Het Katholiek Nieuwsblad onderzocht in verband met kerksluiting de vraag of ‘God nog in het dorp woont’ (themanummer januari 2020). Dit leidde tot een “vrij ongemakkelijke conclusie”, namelijk ‘dat de Kerk helemaal niet zo belangrijk is voor de dorpsgemeenschap als wij aanvankelijk dachten of hoopten”. Deze conclusie past bij een van de conclusies die Jacobine Gelderloos trok in haar proefschrift, namelijk dat de kerk zich in de dorpsgemeenschap naar de zijkant heeft gemanoeuvreerd. Allerlei andere organisaties hebben taken van de kerken “moeiteloos en geruisloos overgenomen”, aldus het Katholiek Nieuwsblad: “Het dorp anno 2020 kan het prima zonder kerk stellen”.
Weer in contact komen
Misschien is het beter om te stellen dat het dorp anno 2020 niet per definitie op de kerk zit te wachten. Totdat het kerkgebouw dreigt te verdwijnen. Soms het laatste gemeenschappelijke gebouw in het dorp, een beeldbepalend gebouw waar iedereen welkom is. Niet zelden worden mensen dan wakker en komen op voor het kerkgebouw. Voor de vaak kleine restgroep gelovigen die het kerkgebouw nog steeds overeind weet te houden is het soms lastig omgaan met ‘derden’, mensen uit hun naaste omgeving, die zich ineens met hun gebouw gaan bemoeien.

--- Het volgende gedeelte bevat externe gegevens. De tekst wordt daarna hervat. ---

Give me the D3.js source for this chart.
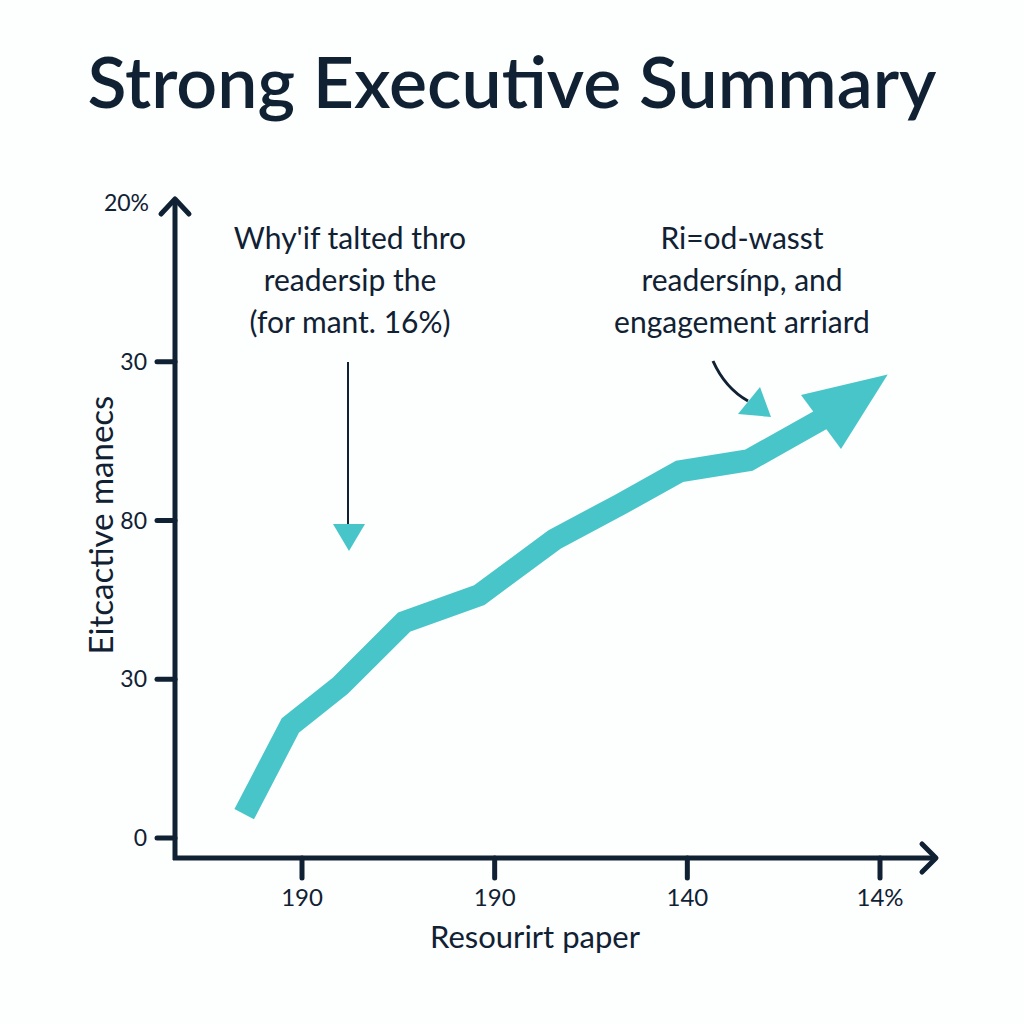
<!DOCTYPE html>
<html><head><meta charset="utf-8">
<script src="https://cdn.jsdelivr.net/npm/d3@7"></script>
<style>body{margin:0;background:#fdfefe}svg{display:block}</style>
</head><body>
<svg id="c" width="1024" height="1024"></svg>
<script>
const title = "Strong Executive Summary";
const yTickLabels = ["0", "30", "80", "30", "20%"];
const xTickLabels = ["190", "190", "140", "14%"];
const xLabel = "Resourirt paper";
const yLabel = "Eitcactive manecs";
const noteLeft = ["Why'if talted thro", "readersip the", "(for mant. 16%)"];
const noteRight = ["Ri=od-wasst", "readersínp, and", "engagement arriard"];
// line series: x on tick-index scale, y on tick-index scale
const lineX = [-0.30, -0.06, 0.20, 0.53, 0.92, 1.31, 1.65, 1.96, 2.32, 2.73];
const lineY = [0.15, 0.71, 0.96, 1.36, 1.53, 1.88, 2.10, 2.31, 2.38, 2.66];
const arrowTip = {x: 3.04, y: 2.92};

const ink = "#102133", teal = "#48c5c8";
const svg = d3.select("#c");
svg.append("rect").attr("width",1024).attr("height",1024).attr("fill","#fdfefe");

const x = d3.scaleLinear().domain([0, 3]).range([302, 880]);
const y = d3.scaleLinear().domain([0, 4]).range([838, 203]);
const font = "Lato, 'Open Sans', sans-serif";

svg.append("text").attr("x", 512).attr("y", 108).attr("text-anchor","middle")
  .attr("font-family", font).attr("font-weight", 600).attr("font-size", 72)
  .attr("textLength", 849).attr("lengthAdjust","spacingAndGlyphs")
  .attr("fill", ink).text(title);

// axes
const g = svg.append("g");
g.append("line").attr("x1",175).attr("x2",175).attr("y1",200).attr("y2",860)
  .attr("stroke",ink).attr("stroke-width",5);
g.append("line").attr("x1",173).attr("x2",935).attr("y1",858).attr("y2",858)
  .attr("stroke",ink).attr("stroke-width",5);
g.append("path").attr("d","M161,214 L175,199 L189,214").attr("fill","none")
  .attr("stroke",ink).attr("stroke-width",5).attr("stroke-linecap","round").attr("stroke-linejoin","round");
g.append("path").attr("d","M922,844 L936,858 L922,872").attr("fill","none")
  .attr("stroke",ink).attr("stroke-width",5).attr("stroke-linecap","round").attr("stroke-linejoin","round");

// y ticks
const yt = svg.append("g").selectAll("g").data(yTickLabels).join("g")
  .attr("transform",(d,i)=>`translate(0,${y(i)})`);
yt.filter((d,i)=>i<4).append("line").attr("x1",157).attr("x2",175).attr("stroke",ink).attr("stroke-width",5).attr("stroke-linecap","round");
yt.append("text").attr("x",(d,i)=>i<4?147:149).attr("dy","0.35em").attr("text-anchor","end")
  .attr("font-family",font).attr("font-size",23).attr("fill",ink).text(d=>d);

// x ticks
const xt = svg.append("g").selectAll("g").data(xTickLabels).join("g")
  .attr("transform",(d,i)=>`translate(${x(i)},0)`);
xt.append("line").attr("y1",858).attr("y2",878).attr("stroke",ink).attr("stroke-width",5).attr("stroke-linecap","round");
xt.append("text").attr("y",906).attr("text-anchor","middle").attr("font-family",font)
  .attr("font-size",24).attr("fill",ink).text(d=>d);

svg.append("text").attr("x",535).attr("y",948).attr("text-anchor","middle").attr("font-family",font)
  .attr("font-size",31).attr("fill",ink).text(xLabel);
svg.append("text").attr("transform","translate(113,525) rotate(-90)").attr("text-anchor","middle")
  .attr("font-family",font).attr("font-size",33).attr("fill",ink).text(yLabel);

// notes
const nl = svg.append("text").attr("font-family",font).attr("font-size",30).attr("fill",ink).attr("text-anchor","middle");
noteLeft.forEach((t,i)=>nl.append("tspan").attr("x",350).attr("y",249+i*42).text(t));
const nr = svg.append("text").attr("font-family",font).attr("font-size",30).attr("fill",ink).attr("text-anchor","middle");
noteRight.forEach((t,i)=>nr.append("tspan").attr("x",742).attr("y",249+i*42).text(t));

// down arrow
svg.append("line").attr("x1",348).attr("x2",348).attr("y1",362).attr("y2",528).attr("stroke",ink).attr("stroke-width",2);
svg.append("path").attr("d","M333,524 L365,524 L349,551 Z").attr("fill",teal);
// curved arrow
svg.append("path").attr("d","M713,361 Q725,388 748,401").attr("fill","none").attr("stroke",ink).attr("stroke-width",3);
svg.append("path").attr("d","M760,387 L738,414 L771,417 Z").attr("fill",teal);

// main line
const pts = lineX.map((v,i)=>[x(v), y(lineY[i])]);
const line = d3.line();
svg.append("path").attr("d", line(pts)).attr("fill","none").attr("stroke",teal)
  .attr("stroke-width",22).attr("stroke-linejoin","miter").attr("stroke-linecap","butt");
// arrowhead
const tip = [x(arrowTip.x), y(arrowTip.y)];
svg.append("path").attr("d",`M${tip[0]},${tip[1]} L801,395 L841,449 Z`).attr("fill",teal);
</script>
</body></html>
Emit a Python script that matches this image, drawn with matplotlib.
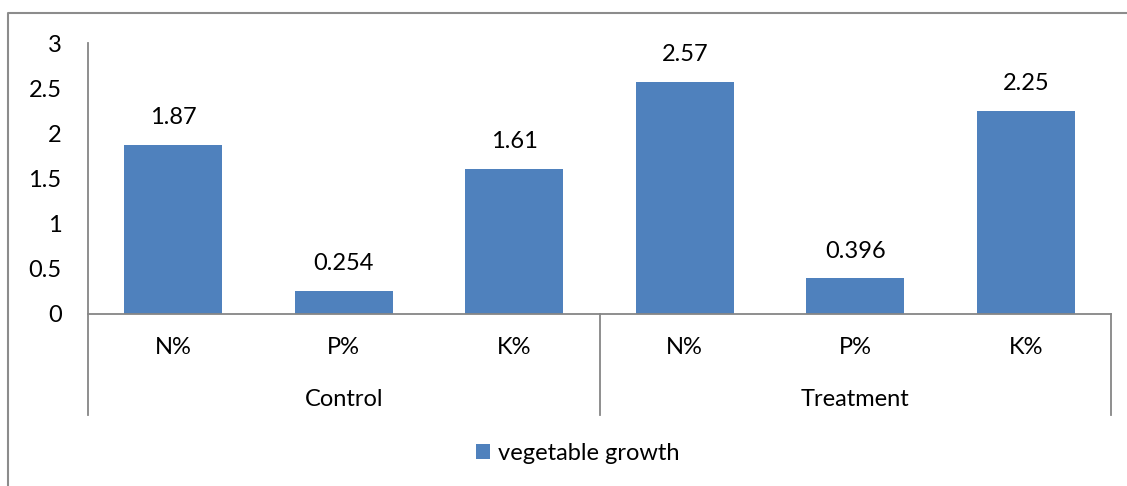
import matplotlib
matplotlib.use('Agg')
import matplotlib.pyplot as plt
from matplotlib.lines import Line2D

plt.rcParams['font.family'] = ['Lato', 'DejaVu Sans']

groups = ['Control', 'Treatment']
nutrients = ['N%', 'P%', 'K%']
values = [1.87, 0.254, 1.61, 2.57, 0.396, 2.25]
value_labels = ['1.87', '0.254', '1.61', '2.57', '0.396', '2.25']
series_name = 'vegetable growth'

W, H = 1127, 486
fig = plt.figure(figsize=(W / 100, H / 100), dpi=100)
ax = fig.add_axes([88 / W, (H - 314) / H, (1111 - 88) / W, (314 - 43) / H])

grey = '#868686'
blue = '#4F81BD'
fs = 17

x = list(range(len(values)))
ax.bar(x, values, width=0.575, color=blue, label=series_name, zorder=2)
ax.set_xlim(-0.5, len(values) - 0.5)
ax.set_ylim(0, 3)
ax.set_yticks([0, 0.5, 1, 1.5, 2, 2.5, 3])
ax.set_yticklabels(['0', '0.5', '1', '1.5', '2', '2.5', '3'], fontsize=fs)
ax.tick_params(axis='y', length=0, pad=19)
ax.set_xticks([])

for s in ['top', 'right', 'left']:
    ax.spines[s].set_visible(False)
ax.spines['bottom'].set_color(grey)
ax.spines['bottom'].set_linewidth(1.3)

# value labels above bars
for xi, v, lab in zip(x, values, value_labels):
    ax.annotate(lab, (xi, v), xytext=(0, 19.5), textcoords='offset points',
                ha='center', va='center', fontsize=fs)

# category labels, two levels
tr = ax.get_xaxis_transform()
for i, xi in enumerate(x):
    ax.text(xi, -0.125, nutrients[i % 3], transform=tr, ha='center', va='center', fontsize=fs)
for g, name in enumerate(groups):
    ax.text(g * 3 + 1, -0.317, name, transform=tr, ha='center', va='center', fontsize=fs)

# y axis line and group dividers
y_low = (314 - 415) / (314 - 43)
ax.plot([-0.5, -0.5], [y_low, 1], transform=tr, color=grey, lw=1.3, clip_on=False)
for xd in [2.5, 5.5]:
    ax.plot([xd, xd], [y_low, 0], transform=tr, color=grey, lw=1.3, clip_on=False)

# legend
fig.legend(loc='center', bbox_to_anchor=(578 / W, 1 - 453 / H), frameon=False,
           fontsize=fs, handlelength=0.6, handleheight=0.6, handletextpad=0.35)

# outer border (top and left visible)
bx = 7.5 / W
by = 1 - 13 / H
fig.add_artist(Line2D([bx, bx, 1], [0, by, by], transform=fig.transFigure,
                      color='#8c8c8c', lw=1.5))

fig.savefig('out.png', dpi=100)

Een van de pijnlijkste aanbevelingen in het boek van Jacobine Gelderloos is toch wel dat kerken weer in contact moeten zien te komen met de wereld om hen heen.
Waar gaat het over?
Kerken zijn naar binnen gekeerd geraakt en deskundigen aan het woord in het Katholiek Nieuwsblad stellen de vraag wat de kerken te bieden hebben, wat zij zelf geloven, wat zij graag vandaag de dag met de wereld willen delen. In lokale kerken wordt nogal eens verzucht dat men op dat niveau kan doen en laten wat men wil, de perceptie over de kerk wordt toch vooral gevormd door gebeurtenissen op hoger niveau. Het negatieve krijgt meer aandacht in het nieuws. Gekibbel in de kerk, afwezigheid van visie, gebrek aan inspirerende leiding, misstanden die maar door blijven modderen.
Niet meer alleen
Institutionele kerken zijn niet erg wendbaar. Dat heeft voor- en nadelen en het doet er ook niet zoveel toe. Waar het om gaat is hoe men lokaal een kerkgebouw kan laten werken voor de eigen gemeenschap. Helder is dat geloofsgemeenschappen dit heel vaak niet meer kunnen zonder bijdragen van derden. Dit kan zijn in financiële zin of in de zin van vitaliteit, activiteiten die men alleen of samen met anderen organiseert.
Hernieuwde aandacht
Het project Kerkenvisies van de burgerlijke overheid zet kerkgebouwen in de belangstelling. Deze aandacht heeft ook voor- en nadelen. Mooi dat men zich breed realiseert dat kerkgebouwen niet meer als vanzelfsprekend bestaan en onderhouden kunnen worden. Allerlei creatieve ideeën komen op en alhoewel niet alles te realiseren is, ontstaan er mooie dingen. De vraag is of geloofsgemeenschappen zelf er ook een goede plek in kunnen (her)vinden of houden.
Toch weer het kerkgebouw
Het Katholiek Nieuwsblad wilde kerksluiting onderzoeken en zich daarbij niet ook richten op de herbestemming van kerkgebouwen. Dat blijkt lastig zo niet onmogelijk. Het kerkgebouw is ook de materialisatie van het geloof ter plekke, we hangen er met z’n allen aan, gelovig of niet. Als kerkgebouwen verdwijnen heeft dat veel gevolgen en niet alleen op het terrein van religie.
Keuzes maken
Gaan we dus alle kerkgebouwen zien te behouden? Neen, dat gaat zeker niet gebeuren. Kerkelijk Waardebeheer zet zich er wel voor in om de kerk in het midden te houden, dat kan ook met minder kerkgebouwen. Keuzes maken die op draagvlak kunnen rekenen en het goed afstoten van kerkgebouwen die boventallig zijn, daar zetten wij ons voor in. Het is maatwerk en het kost tijd, veel meer tijd dan men vaak denkt.